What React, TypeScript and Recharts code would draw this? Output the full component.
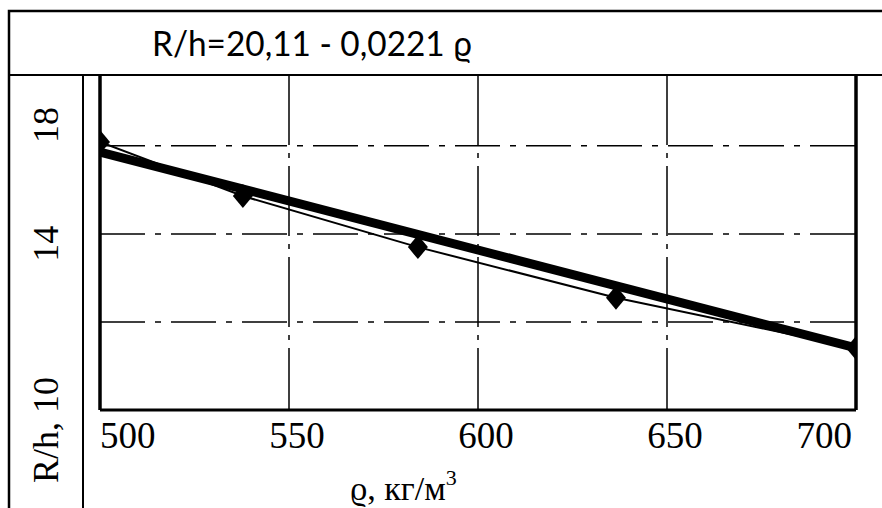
import React from 'react';
import { CartesianGrid, Line, LineChart, ReferenceLine, XAxis, YAxis } from 'recharts';

// density, kg/m3, of the measured samples
const density = [500, 537.8, 584.1, 636.5, 700];
// measured R/h at those densities
const measured = [16.09, 14.86, 13.7, 12.55, 11.41];

// end points of the fitted straight line
const fitDensity = [500, 700];
const fitValues = [15.86, 11.41];

const xTicks = [500, 550, 600, 650, 700];
const yTicks = [10, 12, 14, 16];
const yLabels = ['R/h, 10', '14', '18'];

const title = 'R/h=20,11 - 0,0221 ϱ';
const xTitle = 'ϱ, кг/м';

const measuredData = density.map((x, i) => ({ x, y: measured[i] }));
const fitData = fitDensity.map((x, i) => ({ x, y: fitValues[i] }));

const SERIF = "'Liberation Serif', 'Times New Roman', serif";
// where the rotated y labels sit, as a share of the axis height (as in the scanned original)
const Y_LABEL_POS = [1.06, 0.504, 0.149];

const Diamond = (props: any) => {
    const { cx, cy, index } = props;
    if (cx == null || cy == null) return null;
    return (
        <polygon
            key={`d-${index}`}
            points={`${cx},${cy - 12} ${cx + 10},${cy} ${cx},${cy + 12} ${cx - 10},${cy}`}
            fill="#000"
        />
    );
};

const XTick = (props: any) => {
    const { x, y, payload } = props;
    const v = payload.value;
    const anchor = v === xTicks[0] ? 'start' : v === xTicks[xTicks.length - 1] ? 'end' : 'middle';
    const dx = anchor === 'end' ? -4 : anchor === 'middle' ? 8 : 0;
    return (
        <text x={x + dx} y={y + 38} textAnchor={anchor} style={{ fontFamily: SERIF, fontSize: 37 }} fill="#000">
            {v}
        </text>
    );
};

const YLabels = (props: any) => {
    const { x, y, height } = props.viewBox;
    const bx = x + 1 - 42;
    return (
        <g>
            {yLabels.map((t, i) => {
                const cy = y + height * Y_LABEL_POS[i];
                return (
                    <text
                        key={t}
                        x={bx}
                        y={cy}
                        transform={`rotate(-90 ${bx} ${cy})`}
                        textAnchor="middle"
                        style={{ fontFamily: SERIF, fontSize: 36 }}
                        fill="#000"
                    >
                        {t}
                    </text>
                );
            })}
        </g>
    );
};

const XTitle = (props: any) => {
    const { x, y } = props.viewBox;
    return (
        <text x={x + 250} y={y + 90} style={{ fontFamily: SERIF, fontSize: 34 }} fill="#000">
            {xTitle}
            <tspan fontSize={22} dy={-15}>
                3
            </tspan>
        </text>
    );
};

export default function App() {
    return (
        <div
            style={{
                position: 'absolute',
                left: 0,
                top: 0,
                width: 882,
                height: 508,
                overflow: 'hidden',
                background: '#fff',
            }}
        >
            <LineChart
                width={882}
                height={508}
                margin={{ top: 75, right: 26, bottom: 38, left: 99 }}
                style={{ position: 'absolute', left: 0, top: 0 }}
            >
                <CartesianGrid stroke="#000" strokeWidth={1.5} strokeDasharray="70 8 5 8" horizontal={false} />
                <XAxis
                    type="number"
                    dataKey="x"
                    domain={[500, 700]}
                    ticks={xTicks}
                    allowDataOverflow
                    height={60}
                    tickSize={0}
                    tickMargin={0}
                    tickLine={false}
                    axisLine={{ stroke: '#000', strokeWidth: 3 }}
                    tick={<XTick />}
                    label={{ content: <XTitle /> }}
                />
                <YAxis
                    type="number"
                    domain={[10, 17.61]}
                    ticks={yTicks}
                    allowDataOverflow
                    width={1}
                    tick={false}
                    tickLine={false}
                    axisLine={{ stroke: '#000', strokeWidth: 3.5 }}
                    label={{ content: <YLabels /> }}
                />
                {yTicks.slice(1).map((t) => (
                    <ReferenceLine key={t} y={t} stroke="#000" strokeWidth={1.5} strokeDasharray="45 10 6 10" />
                ))}
                <ReferenceLine x={700} stroke="#000" strokeWidth={3.5} />
                <Line
                    data={measuredData}
                    dataKey="y"
                    type="linear"
                    stroke="#000"
                    strokeWidth={2}
                    dot={<Diamond />}
                    isAnimationActive={false}
                />
                <Line
                    data={fitData}
                    dataKey="y"
                    type="linear"
                    stroke="#000"
                    strokeWidth={9}
                    dot={false}
                    isAnimationActive={false}
                />
            </LineChart>
            {/* frame and title box of the scanned figure */}
            <svg
                width={882}
                height={508}
                style={{ position: 'absolute', left: 0, top: 0, pointerEvents: 'none' }}
            >
                <rect x={9} y={11} width={900} height={600} fill="none" stroke="#000" strokeWidth={2.5} />
                <line x1={9} y1={75} x2={882} y2={75} stroke="#000" strokeWidth={2} />
                <line x1={83} y1={75} x2={83} y2={508} stroke="#000" strokeWidth={2} />
                <text
                    x={152}
                    y={56}
                    fontFamily="Lato, 'Open Sans', sans-serif"
                    fontSize={34}
                    textLength={320}
                    lengthAdjust="spacingAndGlyphs"
                    fill="#000"
                >
                    {title}
                </text>
            </svg>
        </div>
    );
}
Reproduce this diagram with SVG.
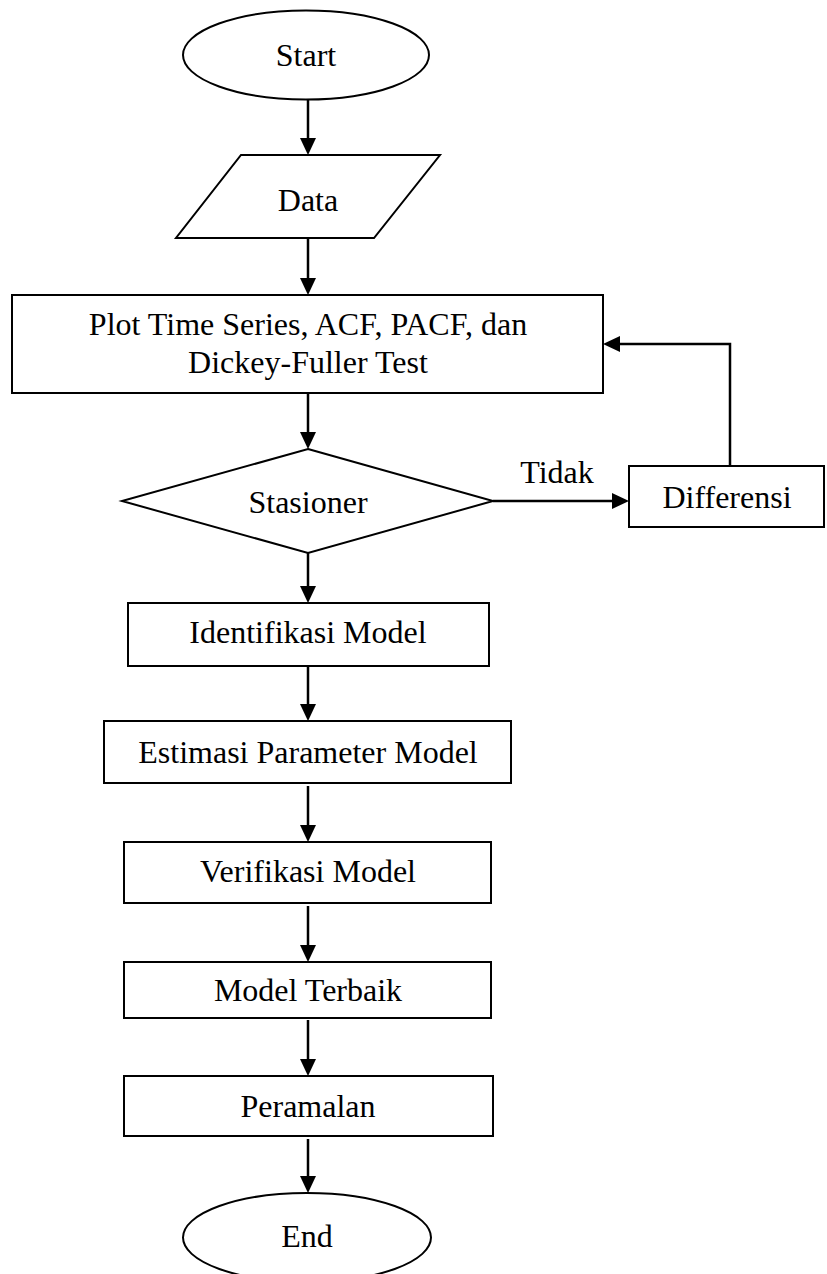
<svg xmlns="http://www.w3.org/2000/svg" width="827" height="1274" viewBox="0 0 827 1274">
<style>
.s{fill:#fff;stroke:#000;stroke-width:2}
.t{font-family:"Liberation Serif","Times New Roman",serif;font-size:32px;fill:#000;text-anchor:middle}
.c{fill:none;stroke:#000;stroke-width:2.5}
</style>
<rect width="827" height="1274" fill="#fff"/>
<g id="connectors">
<path class="c" d="M308,99 V138"/><path d="M300,138 L316,138 L308,155 z"/>
<path class="c" d="M308,238 V278"/><path d="M300,278 L316,278 L308,295 z"/>
<path class="c" d="M308,393 V432"/><path d="M300,432 L316,432 L308,449 z"/>
<path class="c" d="M493,501 H612"/><path d="M612,493 L612,509 L629,501 z"/>
<path class="c" d="M730,466 V344 H620"/><path d="M620,336 L620,352 L603,344 z"/>
<path class="c" d="M308,553 V586"/><path d="M300,586 L316,586 L308,603 z"/>
<path class="c" d="M308,666 V704"/><path d="M300,704 L316,704 L308,721 z"/>
<path class="c" d="M308,786 V825"/><path d="M300,825 L316,825 L308,842 z"/>
<path class="c" d="M308,906 V945"/><path d="M300,945 L316,945 L308,962 z"/>
<path class="c" d="M308,1020 V1059"/><path d="M300,1059 L316,1059 L308,1076 z"/>
<path class="c" d="M308,1139 V1176"/><path d="M300,1176 L316,1176 L308,1193 z"/>
<text class="t" x="557" y="483">Tidak</text>
</g>
<g id="start"><ellipse class="s" cx="306" cy="55" rx="123" ry="44.5"/><text class="t" x="306" y="66">Start</text></g>
<g id="data"><polygon class="s" points="241,155 440,155 374,238 176,238"/><text class="t" x="308" y="211">Data</text></g>
<g id="plot"><rect class="s" x="12" y="295" width="591" height="98"/><text class="t" x="308" y="335">Plot Time Series, ACF, PACF, dan</text><text class="t" x="308" y="373">Dickey-Fuller Test</text></g>
<g id="stasioner"><polygon class="s" points="308,449 493,501 308,553 122,501"/><text class="t" x="308" y="513">Stasioner</text></g>
<g id="differensi"><rect class="s" x="629" y="466" width="195" height="61"/><text class="t" x="727" y="508">Differensi</text></g>
<g id="identifikasi"><rect class="s" x="128" y="603" width="361" height="63"/><text class="t" x="308" y="643">Identifikasi Model</text></g>
<g id="estimasi"><rect class="s" x="104" y="721" width="407" height="62"/><text class="t" x="308" y="763">Estimasi Parameter Model</text></g>
<g id="verifikasi"><rect class="s" x="124" y="842" width="367" height="61"/><text class="t" x="308" y="882">Verifikasi Model</text></g>
<g id="terbaik"><rect class="s" x="124" y="962" width="367" height="56"/><text class="t" x="308" y="1001">Model Terbaik</text></g>
<g id="peramalan"><rect class="s" x="124" y="1076" width="369" height="60"/><text class="t" x="308" y="1117">Peramalan</text></g>
<g id="end"><ellipse class="s" cx="307" cy="1237.5" rx="124" ry="44.5"/><text class="t" x="307" y="1247">End</text></g>
</svg>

• _EXERCISE DETAILS_: Both the first line of the records above and the line containing "const measured = [16.09, 14.86, 13.7, 12.55, 11.41];" belong in the copy; please return them and every line between, exactly, minus the pictures.

• _WRITTEN RESPONSE_:
What React, TypeScript and Recharts code would draw this? Output the full component.
import React from 'react';
import { CartesianGrid, Line, LineChart, ReferenceLine, XAxis, YAxis } from 'recharts';

// density, kg/m3, of the measured samples
const density = [500, 537.8, 584.1, 636.5, 700];
// measured R/h at those densities
const measured = [16.09, 14.86, 13.7, 12.55, 11.41];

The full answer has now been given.